All advances made by Bank to Borrower pursuant to Section 2.1 of the
Loan Agreement shall be evidenced by this Note. This Note is entitled to
the benefits of the Loan Agreement, together with all future amendments,
modifications, waivers, supplements and replacements thereof, to which
Loan Agreement reference is made for a statement of the terms and
provisions under which this Note may be paid prior to its due date or by
which this Note may be accelerated. Capitalized terms not otherwise
defined herein shall have the meanings assigned to them in the Loan
Agreement.
If any payment required under this Note is not paid when due
(including the expiration of the applicable grace period) or upon the
occurrence of any other Event of Default under the Loan Agreement (other
than an Event of Default specified in Sections 7.1(f) or (g) of the Loan
Agreement, whereupon the entire aggregate principal amount outstanding
under this Note and all accrued interest thereon shall automatically
become due and payable), Bank may, as provided in the Loan Agreement, and
without notice to Borrower or any other entity directly, indirectly,
jointly, or contingently liable for the amounts due under this Note,
declare the entire aggregate principal amount outstanding under this Note
and all accrued interest thereon immediately due and payable. Bank's
failure to accelerate the aggregate principal amount outstanding under
this Note shall not constitute a waiver of the right to exercise such
option at a subsequent point in time or in the event of any subsequent
Event of Default.
Presentment, notice of dishonor and protest are hereby waived by
Borrower and any endorsers of this Note. Without (i) affecting the
obligation of Borrower to pay the outstanding principal balance of this
Note and to observe the covenants of Borrower contained in this Note and
the other Related Documents, (ii) giving notice to or obtaining the
consent of Borrower or the successors or assigns of Borrower, and (iii)

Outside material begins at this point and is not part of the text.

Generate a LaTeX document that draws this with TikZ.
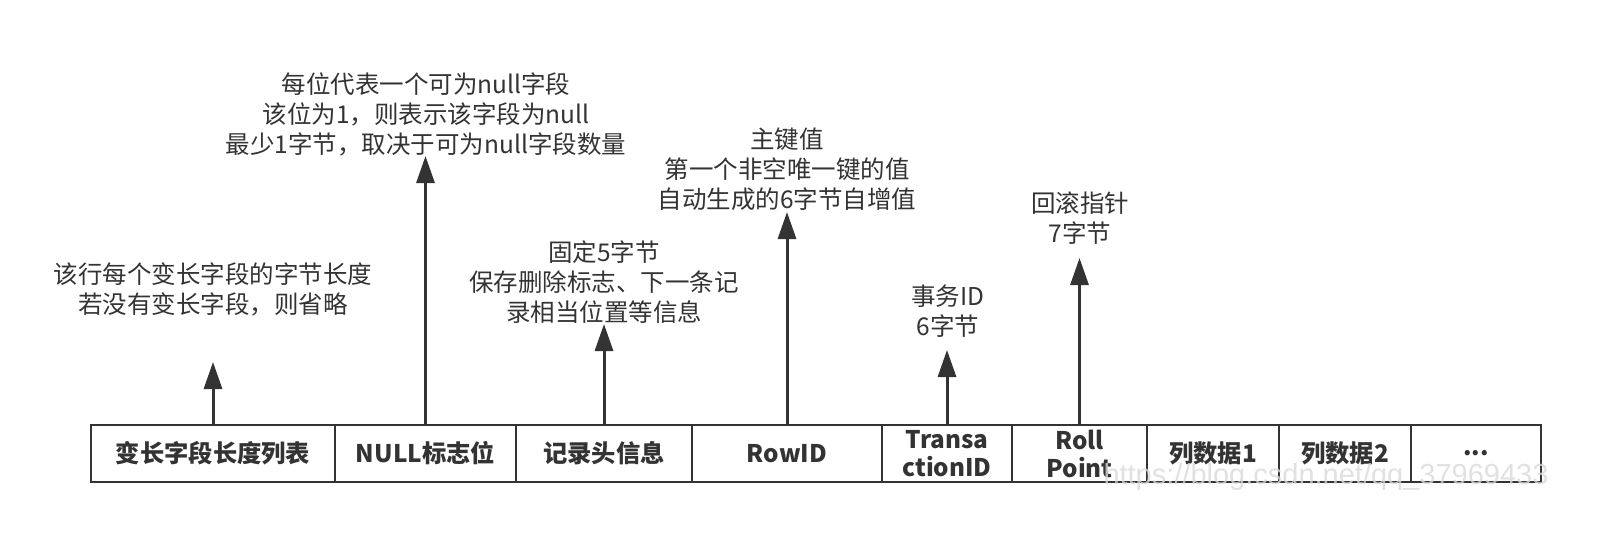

incurring any liability on the part of Bank, Bank may, from time to time
and at its option, but only to the extent permitted under the Loan
Agreement: (a) extend the time for payment of the amounts outstanding or
due under this Note; (b) reduce the payments thereon; (c) release anyone
liable for any of the amounts outstanding or due under this Note; (d)
accept a renewal of this Note; (e) modify the terms and time of payment of
the amounts outstanding or due under this Note; (f) join in any extension
or subordination agreement; (g) take or release any security given
herefor; or, (h) agree in writing with Borrower to modify the rate of
interest of this Note.
If any payment required under this Note is not paid when due
(including the expiration of the applicable grace period), Borrower and
any endorsers of this Note promise to pay all costs of collection incurred
by Bank, including, without limitation, all attorneys' fees incurred by
Bank, whether or not an action is filed to enforce this Note.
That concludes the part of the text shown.